| Exercise description |
The entries below need to be written out exactly, with no pictures included.

────────────────────

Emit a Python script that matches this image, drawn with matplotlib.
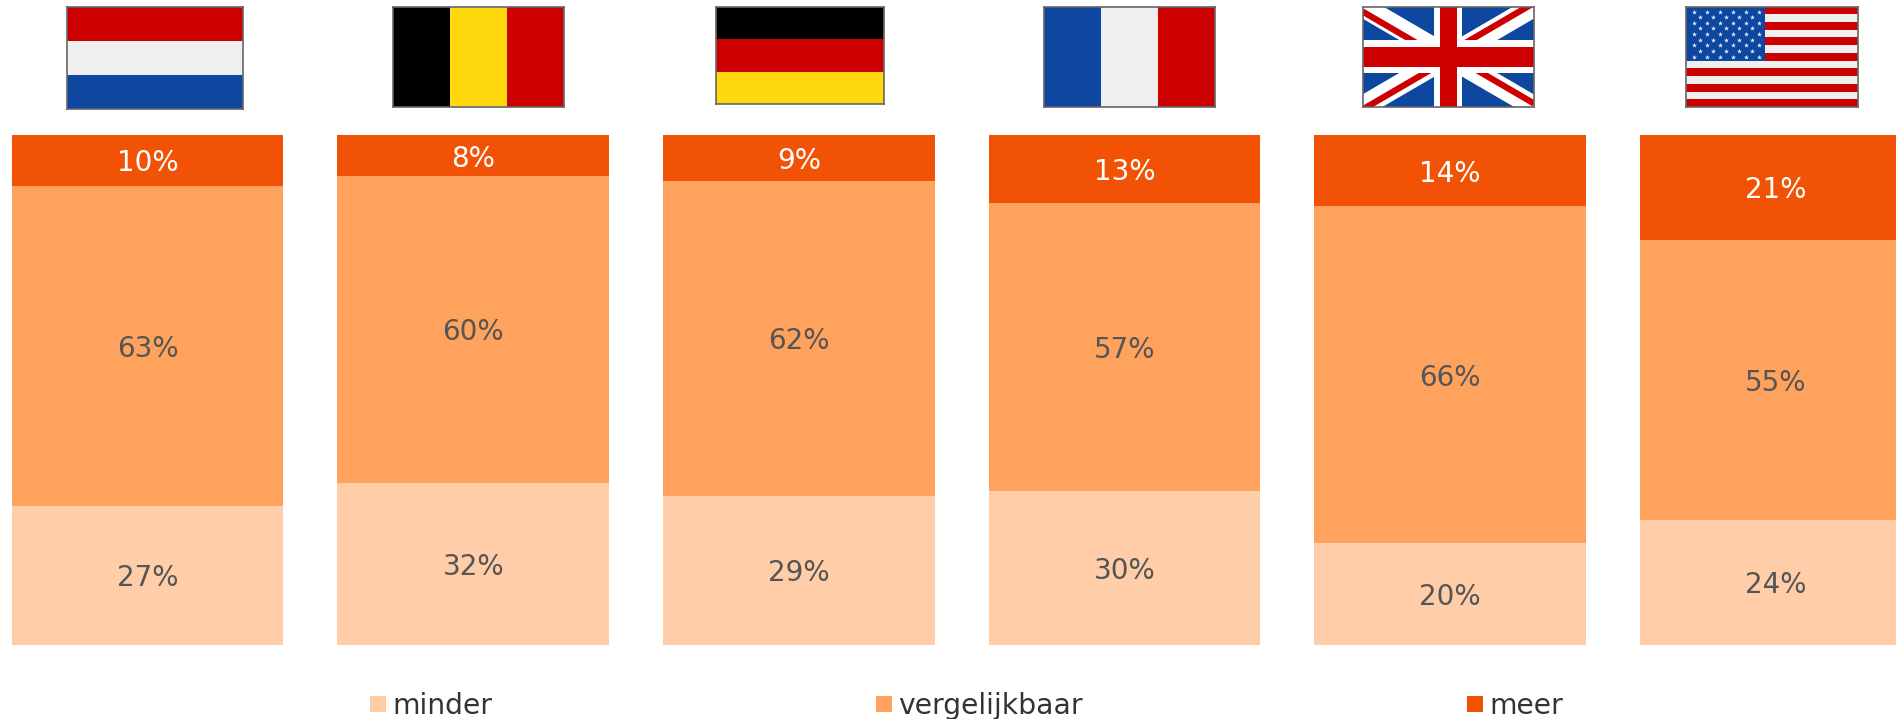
import matplotlib
matplotlib.use('Agg')
from matplotlib import pyplot as plt
from matplotlib.patches import Rectangle

# chart data (labels show them rounded)
countries = ['NL', 'BE', 'DE', 'FR', 'UK', 'US']
minder = [27.25, 31.75, 29.15, 30.1, 19.9, 24.4]
vergelijkbaar = [62.8, 60.2, 61.85, 56.63, 66.1, 55.0]
meer = [9.95, 8.05, 9.0, 13.27, 14.0, 20.6]
series_names = ['minder', 'vergelijkbaar', 'meer']

W, H = 1896, 719
LIGHT, MID, DARK = '#FFCDA8', '#FFA25E', '#F25205'
RED, WHITE, BLUE, YELLOW, BLACK = '#CC0000', '#EFEFEF', '#0E47A0', '#FFD80E', '#000000'


def px_axes(fig, x0, y0, x1, y1):
    # axes from pixel box, y measured from top
    return fig.add_axes([x0 / W, 1 - y1 / H, (x1 - x0) / W, (y1 - y0) / H])


fig = plt.figure(figsize=(W / 100, H / 100), dpi=100, facecolor='white')

# bars
ax = px_axes(fig, 0, 135, W, 644.5)
pitch = 325.6
ax.set_xlim(-147.6 / pitch, (W - 147.6) / pitch)
ax.set_ylim(0, 100)
ax.axis('off')

pos = range(len(countries))
bottoms2 = [a + b for a, b in zip(minder, vergelijkbaar)]
width = 271.5 / pitch
ax.bar(pos, minder, width, color=LIGHT)
ax.bar(pos, vergelijkbaar, width, bottom=minder, color=MID)
ax.bar(pos, meer, width, bottom=bottoms2, color=DARK)

for i in pos:
    for val, bot, col in [(minder[i], 0, '#555555'),
                          (vergelijkbaar[i], minder[i], '#555555'),
                          (meer[i], bottoms2[i], 'white')]:
        ax.annotate('%d%%' % round(val), (i, bot + val / 2.), xytext=(0, -3), textcoords='offset pixels',
                    ha='center', va='center', color=col, fontsize=20,
                    family='DejaVu Sans', annotation_clip=False)


# flags
def stripes(a, colors, vertical=False):
    n = len(colors)
    for k, c in enumerate(colors):
        if vertical:
            a.add_patch(Rectangle((k / n, 0), 1. / n, 1, color=c, lw=0))
        else:
            a.add_patch(Rectangle((0, k / n), 1, 1. / n, color=c, lw=0))


def union_jack(a):
    a.add_patch(Rectangle((0, 0), 1, 1, color=BLUE, lw=0))
    for xs, ys in [((0, 1), (0, 1)), ((0, 1), (1, 0))]:
        a.plot(xs, ys, color='white', lw=15, solid_capstyle='butt', zorder=1)
    # red diagonals, shifted off centre
    for xs, ys in [((0, .5), (.05, .55)), ((1, .5), (-.035, .465)),
                   ((0, .5), (1.03, .53)), ((1, .5), (.97, .47))]:
        a.plot(xs, ys, color=RED, lw=4.5, solid_capstyle='butt', zorder=1)
    a.add_patch(Rectangle((.418, 0), .164, 1, color='white', lw=0))
    a.add_patch(Rectangle((0, .335), 1, .33, color='white', lw=0))
    a.add_patch(Rectangle((.45, 0), .10, 1, color=RED, lw=0))
    a.add_patch(Rectangle((0, .40), 1, .20, color=RED, lw=0))


def stars_and_stripes(a):
    stripes(a, [RED if k % 2 == 0 else WHITE for k in range(13)])
    a.add_patch(Rectangle((0, 0), .463, 7 / 13., color=BLUE, lw=0))
    sx, sy = [], []
    for row in range(9):
        n = 6 if row % 2 == 0 else 5
        for c in range(n):
            sx.append(.047 + .0755 * c + (0 if row % 2 == 0 else .038))
            sy.append(.05 + .05625 * row)
    a.scatter(sx, sy, marker='*', s=14, color='#E4ECF8', lw=0)


flag_boxes = {'NL': (66.5, 6.5, 243, 109), 'BE': (392.5, 6.5, 564, 107), 'DE': (716, 6.5, 883.5, 104),
              'FR': (1043.5, 6.5, 1215, 106.5), 'UK': (1362.5, 6.5, 1534, 106.5), 'US': (1685.5, 6.5, 1857.5, 107)}

for c in countries:
    fa = px_axes(fig, *flag_boxes[c])
    fa.set_xlim(0, 1)
    fa.set_ylim(1, 0)
    fa.set_xticks([])
    fa.set_yticks([])
    if c == 'NL':
        stripes(fa, [RED, WHITE, BLUE])
    elif c == 'BE':
        stripes(fa, [BLACK, YELLOW, RED], vertical=True)
    elif c == 'DE':
        stripes(fa, [BLACK, RED, YELLOW])
    elif c == 'FR':
        stripes(fa, [BLUE, WHITE, RED], vertical=True)
    elif c == 'UK':
        union_jack(fa)
    else:
        stars_and_stripes(fa)
    for s in fa.spines.values():
        s.set_color('#666666')
        s.set_linewidth(1.2)

# legend, spread out under the bars
lg = fig.add_axes([0, 0, 1, 1], zorder=-1)
lg.set_xlim(0, W)
lg.set_ylim(H, 0)
lg.axis('off')
for name, col, x in zip(series_names, [LIGHT, MID, DARK], [370, 876, 1467.5]):
    lg.add_patch(Rectangle((x, 696), 16, 16, color=col, lw=0))
    lg.text(x + 22, 705.5, name, color='#333333', fontsize=20.3, va='center', ha='left',
            family='DejaVu Sans')

fig.savefig('out.png', dpi=100)
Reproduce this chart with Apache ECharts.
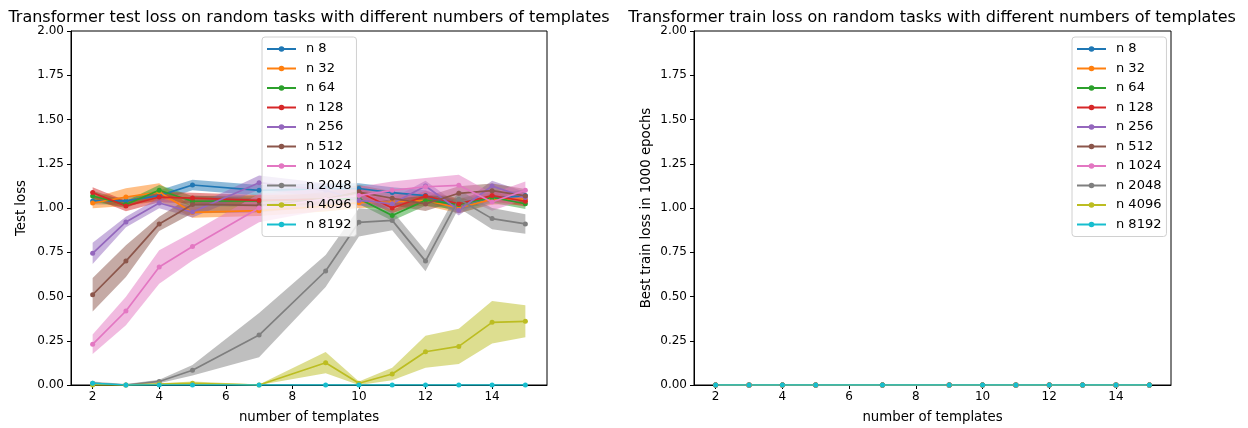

────────────────────

| Task output |
Emit a Python script that matches this image, drawn with matplotlib.
import matplotlib
matplotlib.use('Agg')
from matplotlib import pyplot as plt
from matplotlib.patches import Rectangle

# chart data (labels show them rounded)
countries = ['NL', 'BE', 'DE', 'FR', 'UK', 'US']
minder = [27.25, 31.75, 29.15, 30.1, 19.9, 24.4]
vergelijkbaar = [62.8, 60.2, 61.85, 56.63, 66.1, 55.0]
meer = [9.95, 8.05, 9.0, 13.27, 14.0, 20.6]
series_names = ['minder', 'vergelijkbaar', 'meer']

W, H = 1896, 719
LIGHT, MID, DARK = '#FFCDA8', '#FFA25E', '#F25205'
RED, WHITE, BLUE, YELLOW, BLACK = '#CC0000', '#EFEFEF', '#0E47A0', '#FFD80E', '#000000'


def px_axes(fig, x0, y0, x1, y1):
    # axes from pixel box, y measured from top
    return fig.add_axes([x0 / W, 1 - y1 / H, (x1 - x0) / W, (y1 - y0) / H])


fig = plt.figure(figsize=(W / 100, H / 100), dpi=100, facecolor='white')

# bars
ax = px_axes(fig, 0, 135, W, 644.5)
pitch = 325.6
ax.set_xlim(-147.6 / pitch, (W - 147.6) / pitch)
ax.set_ylim(0, 100)
ax.axis('off')

pos = range(len(countries))
bottoms2 = [a + b for a, b in zip(minder, vergelijkbaar)]
width = 271.5 / pitch
ax.bar(pos, minder, width, color=LIGHT)
ax.bar(pos, vergelijkbaar, width, bottom=minder, color=MID)
ax.bar(pos, meer, width, bottom=bottoms2, color=DARK)

for i in pos:
    for val, bot, col in [(minder[i], 0, '#555555'),
                          (vergelijkbaar[i], minder[i], '#555555'),
                          (meer[i], bottoms2[i], 'white')]:
        ax.annotate('%d%%' % round(val), (i, bot + val / 2.), xytext=(0, -3), textcoords='offset pixels',
                    ha='center', va='center', color=col, fontsize=20,
                    family='DejaVu Sans', annotation_clip=False)


# flags
def stripes(a, colors, vertical=False):
    n = len(colors)
    for k, c in enumerate(colors):
        if vertical:
            a.add_patch(Rectangle((k / n, 0), 1. / n, 1, color=c, lw=0))
        else:
            a.add_patch(Rectangle((0, k / n), 1, 1. / n, color=c, lw=0))


def union_jack(a):
    a.add_patch(Rectangle((0, 0), 1, 1, color=BLUE, lw=0))
    for xs, ys in [((0, 1), (0, 1)), ((0, 1), (1, 0))]:
        a.plot(xs, ys, color='white', lw=15, solid_capstyle='butt', zorder=1)
    # red diagonals, shifted off centre
    for xs, ys in [((0, .5), (.05, .55)), ((1, .5), (-.035, .465)),
                   ((0, .5), (1.03, .53)), ((1, .5), (.97, .47))]:
        a.plot(xs, ys, color=RED, lw=4.5, solid_capstyle='butt', zorder=1)
    a.add_patch(Rectangle((.418, 0), .164, 1, color='white', lw=0))
    a.add_patch(Rectangle((0, .335), 1, .33, color='white', lw=0))
    a.add_patch(Rectangle((.45, 0), .10, 1, color=RED, lw=0))
    a.add_patch(Rectangle((0, .40), 1, .20, color=RED, lw=0))


def stars_and_stripes(a):
    stripes(a, [RED if k % 2 == 0 else WHITE for k in range(13)])
    a.add_patch(Rectangle((0, 0), .463, 7 / 13., color=BLUE, lw=0))
    sx, sy = [], []
    for row in range(9):
        n = 6 if row % 2 == 0 else 5
        for c in range(n):
            sx.append(.047 + .0755 * c + (0 if row % 2 == 0 else .038))
            sy.append(.05 + .05625 * row)
    a.scatter(sx, sy, marker='*', s=14, color='#E4ECF8', lw=0)


flag_boxes = {'NL': (66.5, 6.5, 243, 109), 'BE': (392.5, 6.5, 564, 107), 'DE': (716, 6.5, 883.5, 104),
              'FR': (1043.5, 6.5, 1215, 106.5), 'UK': (1362.5, 6.5, 1534, 106.5), 'US': (1685.5, 6.5, 1857.5, 107)}

for c in countries:
    fa = px_axes(fig, *flag_boxes[c])
    fa.set_xlim(0, 1)
    fa.set_ylim(1, 0)
    fa.set_xticks([])
    fa.set_yticks([])
    if c == 'NL':
        stripes(fa, [RED, WHITE, BLUE])
    elif c == 'BE':
        stripes(fa, [BLACK, YELLOW, RED], vertical=True)
    elif c == 'DE':
        stripes(fa, [BLACK, RED, YELLOW])
    elif c == 'FR':
        stripes(fa, [BLUE, WHITE, RED], vertical=True)
    elif c == 'UK':
        union_jack(fa)
    else:
        stars_and_stripes(fa)
    for s in fa.spines.values():
        s.set_color('#666666')
        s.set_linewidth(1.2)

# legend, spread out under the bars
lg = fig.add_axes([0, 0, 1, 1], zorder=-1)
lg.set_xlim(0, W)
lg.set_ylim(H, 0)
lg.axis('off')
for name, col, x in zip(series_names, [LIGHT, MID, DARK], [370, 876, 1467.5]):
    lg.add_patch(Rectangle((x, 696), 16, 16, color=col, lw=0))
    lg.text(x + 22, 705.5, name, color='#333333', fontsize=20.3, va='center', ha='left',
            family='DejaVu Sans')

fig.savefig('out.png', dpi=100)
Reproduce this chart with Apache ECharts.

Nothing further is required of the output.